From the city of Ashir, one would travel to Shu’ba, a village, then through a pass between two mountains, which leads to the Afih plain where Aqer Qarha veins converge. From this location, goods were transported far and wide. In that area lies the city of Hamza, which was founded by and named after Hamza ibn al-Hasan ibn Sulayman ibn al-Husayn ibn Ali ibn al-Hasan ibn Ali ibn Abu Talib. Al-Hasan ibn Sulayman was the one who entered the Maghreb, and among his sons were Hamza, Abdullah, Ibrahim, Ahmad, Muhammad, and Qasim, all of whom left descendants there.

The route continues from Hamza to Belyas, located on a large mountain, and from Belyas to Marsa al-Dajaj.
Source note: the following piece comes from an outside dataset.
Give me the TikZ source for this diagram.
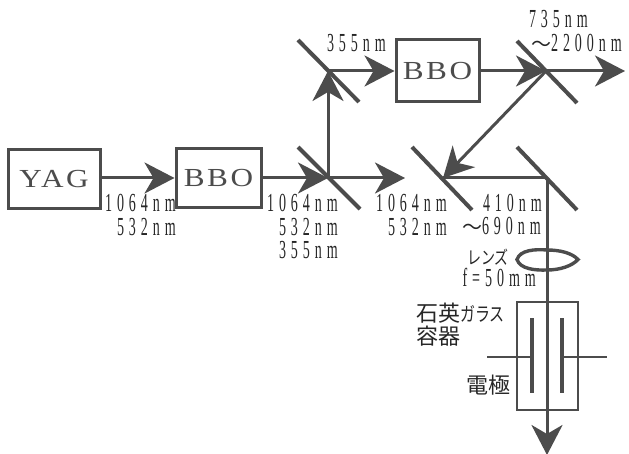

==== Population and social structure ====
The population was in majority composed of Andalusians, Sanhaja and Kūtama tribes. The population size is described as significant, although many residents would leave during the summer out of fear of naval attacks. Guilds and professional associations structured social and economic life, regulating skills, maintaining discipline within trades, and providing networks of support among members.

=== Destruction ===
The city was destroyed in 1225 by Yahya ibn Abi Ghaniya al Mayurqi, who led a large revolt against the Almohads. Abi Ghaniya's forces destroyed multiple cities and their fortifications, including Marsa al-Dajaj. It remained under the sand for a little less than 8 centuries before being discovered again in 2006. Dellys took the role of Marsa al-Dejaj after the latter's destruction in the 13th century.

==Archaeological site==
The archaeological site of Marsa al-Dajaj extends onto 7 hectares and was classified at the national cultural heritage of Algeria in 2016. Ruins of homes with courtyards and wells dating back to the 10th-12th centuries were discovered, as well as ceramics, iron kitchenware, pottery and iron door knockers. Other artefacts from earlier periods were also discovered, as the site is organized in stratas reflecting different time periods.